Happy customers are your best marketing engine. When you overdeliver and provide a smooth experience, these ideal clients will:
- Return with more business
- Refer friends, colleagues, and their own clients
- Leave glowing testimonials and reviews
Don’t neglect the post-sale experience. Follow-up with personal notes, ask for feedback, and send occasional value-packed resources, tips, or updates that are truly useful to your best customers.
Even seasoned business owners can fall into these traps:
- Trying to serve everyone: Dilutes your effectiveness and wears you thin.
- Ignoring data: Failing to analyze who’s most enjoyable and profitable to work with.
- Neglecting operations: Attracting more clients without scalable fulfillment results in poor service and bad reviews.
- One-size-fits-all marketing: Posting generic content or running unfocused ads wastes money and time.
Let me share a real-world example (with details anonymized for privacy):
A Santa Barbara-based graphic designer was struggling during slow periods. Her clients ranged from local dog groomers to high-end realtors and everything in between. When business was slow, she’d lower prices and take on anybody. This led to inconsistent cash flow, frustrating projects, and little time for meaningful marketing.
Together, we identified her best clients—mid-stage local businesses invested in growing their brand, who valued creative collaboration and paid on time. We built a profile: they attended Chamber of Commerce events, joined local accountability masterminds, and followed certain business podcasts.
Her new strategy was to attend these gatherings, speak their language in her online posts (“Your growing reputation deserves a brand that fits”), and set up a newsletter focused on local success stories. Within six months, she closed four new long-term contracts, raised her rates, and systematized her process so every client received the same high-level experience.

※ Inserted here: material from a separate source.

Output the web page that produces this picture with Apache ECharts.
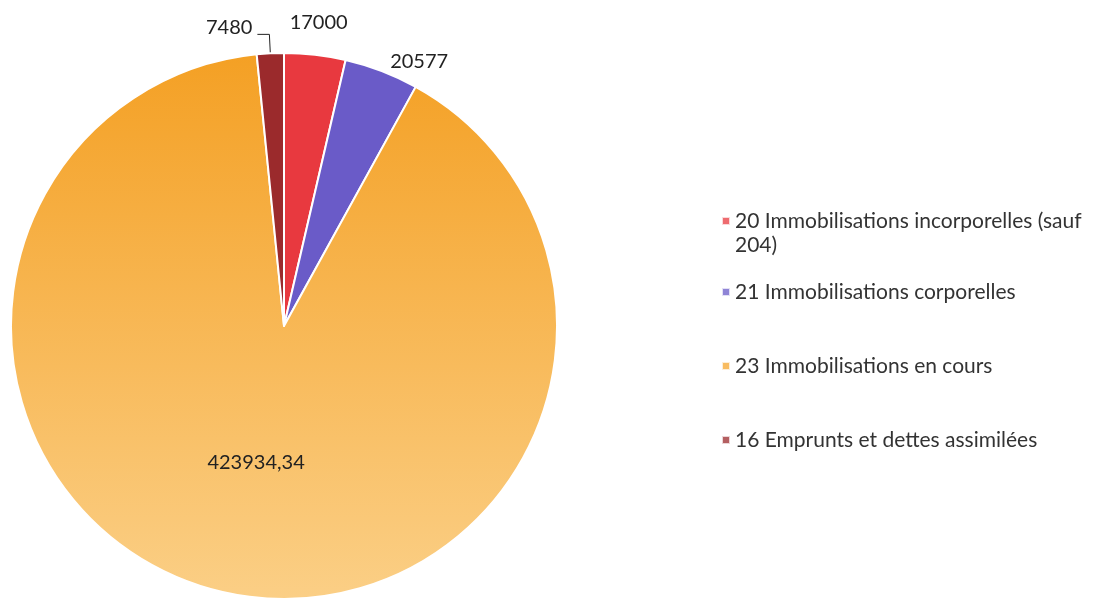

She now enjoys far more predictable cash flow and enjoys her work much more, because she’s surrounded by her ideal customers.
By taking the time to define, reach, and serve your best customer, you move away from the feast-or-famine cycle that is so common for freelancers and small businesses. You create a resilient, scalable business system—a true engine—that you can dial up or down as needed.
Remember, the most successful businesses and brands are not for everyone. They’re for their “one,” their ideal customer—delighting them with every interaction, anticipating their needs, speaking their language, and exceeding expectations at every turn.
- Build your best customer profile.
- Craft messaging that resonates with their true needs and goals.
- Create consistent, systematized marketing for steady opportunities.
- Deliver reliably, so customers stay—and send more of their friends.